Ступени жизни (Медынский) - страница 123

КАК РОСЛА «МАРЬЯ»

К глухой алтайской деревне с выразительным названием Волчиха мы подъезжали, когда начал разыгрываться обычный, затянувшийся потом на неделю, сибирский буран. Деревня, горы, угадывающиеся вдалеке, дорога, хвост лошади — все постепенно тонуло в сплошной пелене стремительно несущегося снега. И вдруг сквозь эту пелену почувствовалось какое-то движение, неясные тени людей и среди них фигура женщины, в коротком ватнике, стоявшей на каком-то возвышении, по-видимому, на сугробе снега. В одной руке ее была лопата, а другую она простирала вперед и, очевидно, что-то кому-то кричала. Голоса ее я не слышал, лица не видел и вообще потом ее не встречал, я просто проехал мимо и спросил возницу — что здесь делается?

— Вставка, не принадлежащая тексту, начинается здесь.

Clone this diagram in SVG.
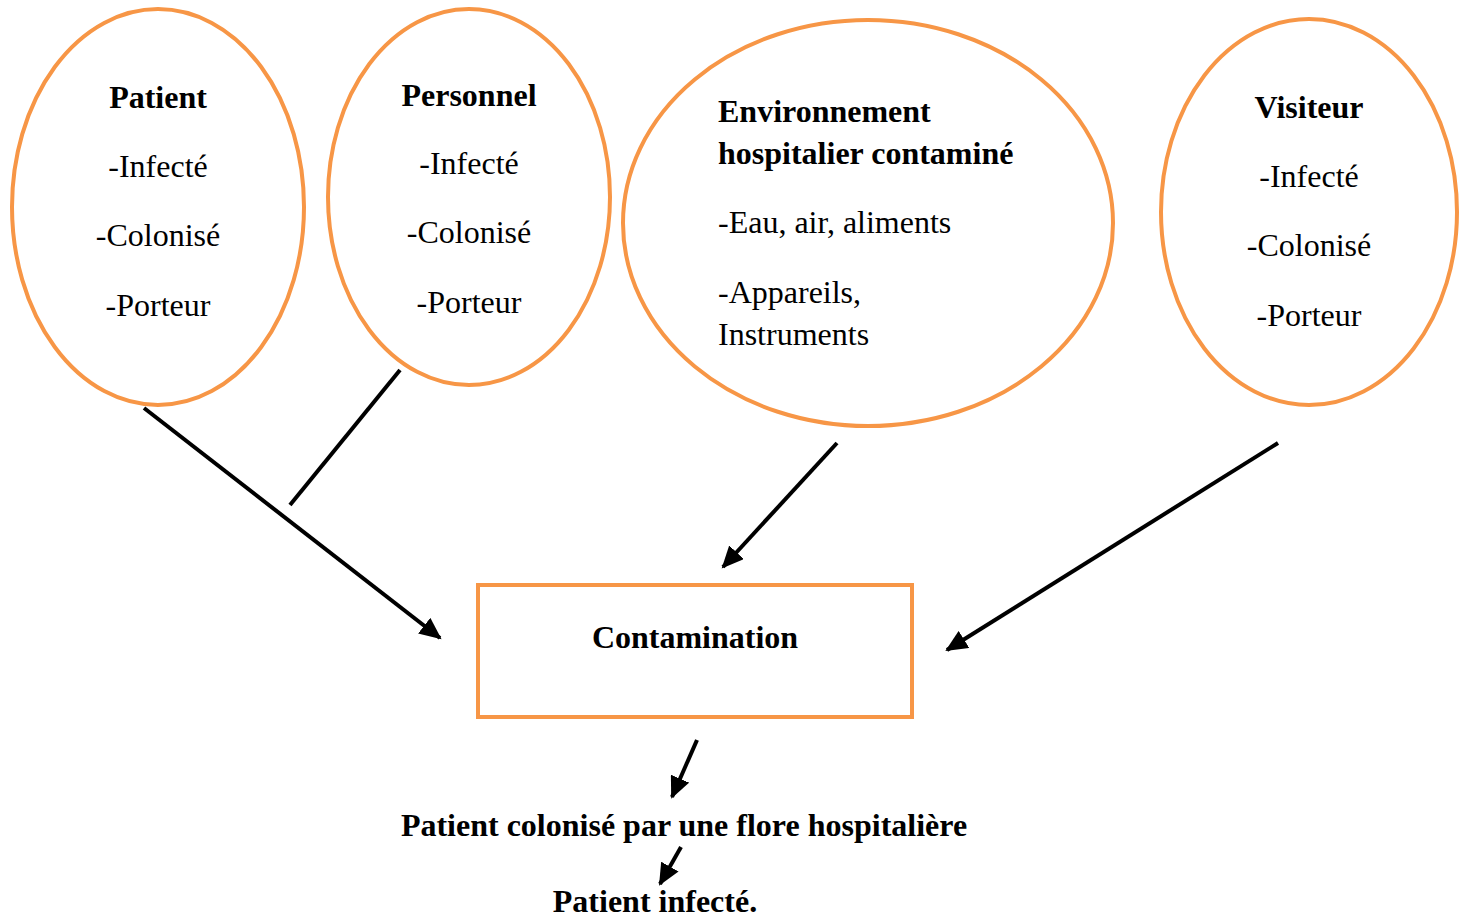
<svg xmlns="http://www.w3.org/2000/svg" width="1466" height="921" viewBox="0 0 1466 921">
<style>
.n{fill:none;stroke:#F79646;stroke-width:4}
text{font-family:"Liberation Serif","Times New Roman",serif;font-size:32px;fill:#000}
.b{font-weight:bold}
.c{text-anchor:middle}
.e{stroke:#000;stroke-width:4;fill:none}
</style>
<defs>
<marker id="ah" markerUnits="userSpaceOnUse" markerWidth="24" markerHeight="20" refX="20" refY="10" orient="auto">
<path d="M0,0 L22,10 L0,20 Z" fill="#000"/>
</marker>
</defs>
<rect width="1466" height="921" fill="#fff"/>
<g id="patient">
<ellipse class="n" cx="158" cy="207" rx="146" ry="198"/>
<text class="b c" x="158" y="108">Patient</text>
<text class="c" x="158" y="177">-Infecté</text>
<text class="c" x="158" y="246">-Colonisé</text>
<text class="c" x="158" y="316">-Porteur</text>
</g>
<g id="personnel">
<ellipse class="n" cx="469" cy="197" rx="141" ry="188"/>
<text class="b c" x="469" y="106">Personnel</text>
<text class="c" x="469" y="174">-Infecté</text>
<text class="c" x="469" y="243">-Colonisé</text>
<text class="c" x="469" y="313">-Porteur</text>
</g>
<g id="environnement">
<ellipse class="n" cx="868" cy="223" rx="245" ry="203"/>
<text class="b" x="718" y="122">Environnement</text>
<text class="b" x="718" y="164">hospitalier contaminé</text>
<text x="718" y="233">-Eau, air, aliments</text>
<text x="718" y="303">-Appareils,</text>
<text x="718" y="345">Instruments</text>
</g>
<g id="visiteur">
<ellipse class="n" cx="1309" cy="212" rx="148" ry="193"/>
<text class="b c" x="1309" y="118">Visiteur</text>
<text class="c" x="1309" y="187">-Infecté</text>
<text class="c" x="1309" y="256">-Colonisé</text>
<text class="c" x="1309" y="326">-Porteur</text>
</g>
<g id="contamination">
<rect class="n" x="478" y="585" width="434" height="132"/>
<text class="b c" x="695" y="648">Contamination</text>
</g>
<g id="colonise">
<text class="b c" x="684" y="836">Patient colonisé par une flore hospitalière</text>
</g>
<g id="infecte">
<text class="b c" x="655" y="912">Patient infecté.</text>
</g>
<g id="connectors">
<line class="e" x1="144" y1="408" x2="440" y2="638" marker-end="url(#ah)"/>
<line class="e" x1="400" y1="370" x2="290" y2="505"/>
<line class="e" x1="837" y1="443" x2="723" y2="567" marker-end="url(#ah)"/>
<line class="e" x1="1278" y1="443" x2="947" y2="650" marker-end="url(#ah)"/>
<line class="e" x1="697" y1="740" x2="672" y2="797" marker-end="url(#ah)"/>
<line class="e" x1="681" y1="847" x2="660" y2="884" marker-end="url(#ah)"/>
</g>
</svg>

— Сложку перетягивают на другой участок, — ответил он. — Вовремя-то не обмолотили, вот теперь нагонять приходится.

Да, колхоз, отдавший почти всех мужчин фронту, не справился с уборкой, и хлеб ушел под снег. Но фронт требовал своего, и сюда, в Волчиху, пришел приказ Родины: обмолотить и сдать хлеб. И вот сложную молотилку, «сложку», отработавшую на одном участке, нужно перевести на другой: тянет ее трактор, а женщины расчищают ему дорогу.

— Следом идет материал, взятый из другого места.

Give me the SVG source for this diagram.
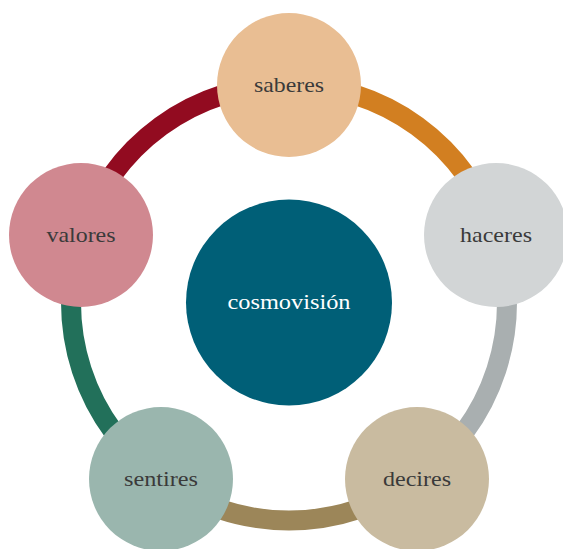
<svg xmlns="http://www.w3.org/2000/svg" width="563" height="549" viewBox="0 0 563 549">
  <style>
    .ring { fill: none; stroke-width: 20; }
    .lbl { font-family: "Liberation Serif", "DejaVu Serif", serif; font-size: 22px; fill: #3a3a3a; text-anchor: middle; }
    .core { font-family: "Liberation Serif", "DejaVu Serif", serif; font-size: 22px; fill: #ffffff; text-anchor: middle; }
  </style>
  <rect width="563" height="549" fill="#ffffff"/>

  <!-- ring segments between neighbouring nodes (radius 218 around the centre) -->
  <g id="connectors">
    <path class="ring" stroke="#d27f21" d="M289,84.5 A218,218 0 0 1 496.33,235.13"/>
    <path class="ring" stroke="#a9afb0" d="M496.33,235.13 A218,218 0 0 1 417.14,478.87"/>
    <path class="ring" stroke="#9c8659" d="M417.14,478.87 A218,218 0 0 1 160.86,478.87"/>
    <path class="ring" stroke="#22705a" d="M160.86,478.87 A218,218 0 0 1 81.67,235.13"/>
    <path class="ring" stroke="#920b20" d="M81.67,235.13 A218,218 0 0 1 289,84.5"/>
  </g>

  <g id="cosmovision">
    <circle cx="289" cy="302.5" r="103" fill="#005f77"/>
    <text class="core" x="289" y="309" textLength="123" lengthAdjust="spacingAndGlyphs">cosmovisión</text>
  </g>

  <g id="saberes">
    <circle cx="289" cy="85" r="72" fill="#e9be93"/>
    <text class="lbl" x="289" y="92" textLength="70" lengthAdjust="spacingAndGlyphs">saberes</text>
  </g>

  <g id="haceres">
    <circle cx="496" cy="235" r="72" fill="#d2d5d6"/>
    <text class="lbl" x="496" y="242" textLength="72" lengthAdjust="spacingAndGlyphs">haceres</text>
  </g>

  <g id="decires">
    <circle cx="417" cy="479" r="72" fill="#c9bba0"/>
    <text class="lbl" x="417" y="486" textLength="68" lengthAdjust="spacingAndGlyphs">decires</text>
  </g>

  <g id="sentires">
    <circle cx="161" cy="479" r="72" fill="#9ab6ae"/>
    <text class="lbl" x="161" y="486" textLength="74" lengthAdjust="spacingAndGlyphs">sentires</text>
  </g>

  <g id="valores">
    <circle cx="81" cy="235" r="72" fill="#d08890"/>
    <text class="lbl" x="81" y="242" textLength="69" lengthAdjust="spacingAndGlyphs">valores</text>
  </g>
</svg>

Это было давно, в самый разгар Сталинградского сражения, — как немилосердно летит время! — но женщина с лопатой в руке, ее обвязанная платком голова и треплющееся по ветру платье до сих пор стоят у меня перед глазами. Из этого виде́ния родилась «Марья».

Я знал колхозную работу и раньше, видел женщин в этой работе, но это были будни. Теперь перед глазами возникло явление — образ и осветил все. В этой фигуре я сразу почувствовал все то бремя, которое легло на советскую женщину в годы войны, весь ее невыразимый никакими словами подвиг, всю ее незаметную, но такую покоряющую нравственную красоту, что я уже не мог не писать об этом. Мне хотелось воспеть, именно воспеть и именно ее — нашу русскую женщину, верную жену, мать, труженицу и гражданку, которой в труднейшие минуты жизни Родины приходилось решать сложнейшие общественные и нравственные вопросы.

И именно потому, что мне хотелось воспеть ее, я не разрешил своей Марье полюбить Дубкова, инвалида войны, своего постояльца. Драматургически это было так заманчиво: жена получила «похоронную» на мужа, вышла за другого, а потом вернулся муж. Какой сердцещипательный конфликт, кстати, использованный в одном нашумевшем романе того времени! Но он так снижал весь образ, настолько лишал его народной нравственной силы, что я не смог разрешить себе принять его. И читатели, надо сказать, все это поняли и оценили.